- **DATA LINES**
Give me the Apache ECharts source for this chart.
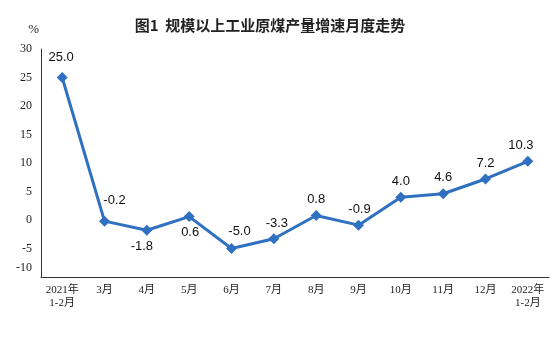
<!DOCTYPE html>
<html><head><meta charset="utf-8">
<script src="https://cdn.jsdelivr.net/npm/echarts@6/dist/echarts.min.js"></script>
<style>html,body{margin:0;padding:0;background:#fff}#c{width:554px;height:348px}</style>
</head><body><div id="c"></div>
<script>
var categories = ['2021年\n1-2月','3月','4月','5月','6月','7月','8月','9月','10月','11月','12月','2022年\n1-2月'];
var values = [25.0, -0.2, -1.8, 0.6, -5.0, -3.3, 0.8, -0.9, 4.0, 4.6, 7.2, 10.3];
var yTicks = [-10, -5, 0, 5, 10, 15, 20, 25, 30];
var titleText = '图1  规模以上工业原煤产量增速月度走势';

// label placement styles per point
var labelPos = ['top','top','bottom','bottom','top','top','top','top','top','top','top','top'];
var labelOff = [[-1,-4],[10,-5],[-5,0],[1,0],[8,-1],[3,1],[0,0],[1,0],[0,0],[0,0],[0,0],[-7,0]];

var data = values.map(function(v,i){
  return {value: v, label: {position: labelPos[i], offset: labelOff[i]}};
});

var chart = echarts.init(document.getElementById('c'));
chart.setOption({
  animation: false,
  title: {text: titleText, left: 265, top: 13, textAlign: 'center',
    textStyle: {fontFamily: 'Noto Sans CJK SC', fontSize: 15, fontWeight: 'bold', color: '#222'}},
  grid: {left: 41, top: 49, width: 508, height: 228},
  xAxis: {
    type: 'category', data: categories, boundaryGap: true,
    axisLine: {onZero: false, lineStyle: {color: '#333', width: 1}},
    axisTick: {inside: true, length: 5, lineStyle: {color: '#333'}},
    axisLabel: {fontFamily: 'Liberation Serif, Noto Sans CJK SC', fontSize: 11, color: '#222', lineHeight: 13, margin: 7, interval: 0}
  },
  yAxis: {
    type: 'value', min: yTicks[0], max: yTicks[yTicks.length-1], interval: 5,
    name: '%', nameLocation: 'end', nameGap: 13,
    nameTextStyle: {fontFamily: 'Liberation Serif', fontSize: 13, color: '#222', align: 'right', padding: [0, 2, 0, 0]},
    axisLine: {show: true, lineStyle: {color: '#333', width: 1}},
    axisTick: {show: false},
    splitLine: {show: false},
    axisLabel: {fontFamily: 'Liberation Serif', fontSize: 12, color: '#222', margin: 9,
      formatter: function(v){ return v === yTicks[0] ? '{low|' + v + '}' : String(v); },
      rich: {low: {fontFamily: 'Liberation Serif', fontSize: 12, color: '#222', padding: [0,0,18,0]}}}
  },
  series: [{
    type: 'line', data: data,
    symbol: 'diamond', symbolSize: 11,
    lineStyle: {color: '#3070C0', width: 3},
    itemStyle: {color: '#3070C0'},
    label: {show: true, distance: 4, fontFamily: 'Liberation Sans', fontSize: 13, color: '#111',
      formatter: function(p){ return p.value.toFixed(1); }}
  }]
});
</script></body></html>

- **STATED TASK**
Transcribe all of the material exactly, leaving out whatever pictures it contains.

- **SOLUTION**
Give me the Apache ECharts source for this chart.
<!DOCTYPE html>
<html><head><meta charset="utf-8">
<script src="https://cdn.jsdelivr.net/npm/echarts@6/dist/echarts.min.js"></script>
<style>html,body{margin:0;padding:0;background:#fff}#c{width:554px;height:348px}</style>
</head><body><div id="c"></div>
<script>
var categories = ['2021年\n1-2月','3月','4月','5月','6月','7月','8月','9月','10月','11月','12月','2022年\n1-2月'];
var values = [25.0, -0.2, -1.8, 0.6, -5.0, -3.3, 0.8, -0.9, 4.0, 4.6, 7.2, 10.3];
var yTicks = [-10, -5, 0, 5, 10, 15, 20, 25, 30];
var titleText = '图1  规模以上工业原煤产量增速月度走势';

// label placement styles per point
var labelPos = ['top','top','bottom','bottom','top','top','top','top','top','top','top','top'];
var labelOff = [[-1,-4],[10,-5],[-5,0],[1,0],[8,-1],[3,1],[0,0],[1,0],[0,0],[0,0],[0,0],[-7,0]];

var data = values.map(function(v,i){
  return {value: v, label: {position: labelPos[i], offset: labelOff[i]}};
});

var chart = echarts.init(document.getElementById('c'));
chart.setOption({
  animation: false,
  title: {text: titleText, left: 265, top: 13, textAlign: 'center',
    textStyle: {fontFamily: 'Noto Sans CJK SC', fontSize: 15, fontWeight: 'bold', color: '#222'}},
  grid: {left: 41, top: 49, width: 508, height: 228},
  xAxis: {
    type: 'category', data: categories, boundaryGap: true,
    axisLine: {onZero: false, lineStyle: {color: '#333', width: 1}},
    axisTick: {inside: true, length: 5, lineStyle: {color: '#333'}},
    axisLabel: {fontFamily: 'Liberation Serif, Noto Sans CJK SC', fontSize: 11, color: '#222', lineHeight: 13, margin: 7, interval: 0}
  },
  yAxis: {
    type: 'value', min: yTicks[0], max: yTicks[yTicks.length-1], interval: 5,
    name: '%', nameLocation: 'end', nameGap: 13,
    nameTextStyle: {fontFamily: 'Liberation Serif', fontSize: 13, color: '#222', align: 'right', padding: [0, 2, 0, 0]},
    axisLine: {show: true, lineStyle: {color: '#333', width: 1}},
    axisTick: {show: false},
    splitLine: {show: false},
    axisLabel: {fontFamily: 'Liberation Serif', fontSize: 12, color: '#222', margin: 9,
      formatter: function(v){ return v === yTicks[0] ? '{low|' + v + '}' : String(v); },
      rich: {low: {fontFamily: 'Liberation Serif', fontSize: 12, color: '#222', padding: [0,0,18,0]}}}
  },
  series: [{
    type: 'line', data: data,
    symbol: 'diamond', symbolSize: 11,
    lineStyle: {color: '#3070C0', width: 3},
    itemStyle: {color: '#3070C0'},
    label: {show: true, distance: 4, fontFamily: 'Liberation Sans', fontSize: 13, color: '#111',
      formatter: function(p){ return p.value.toFixed(1); }}
  }]
});
</script></body></html>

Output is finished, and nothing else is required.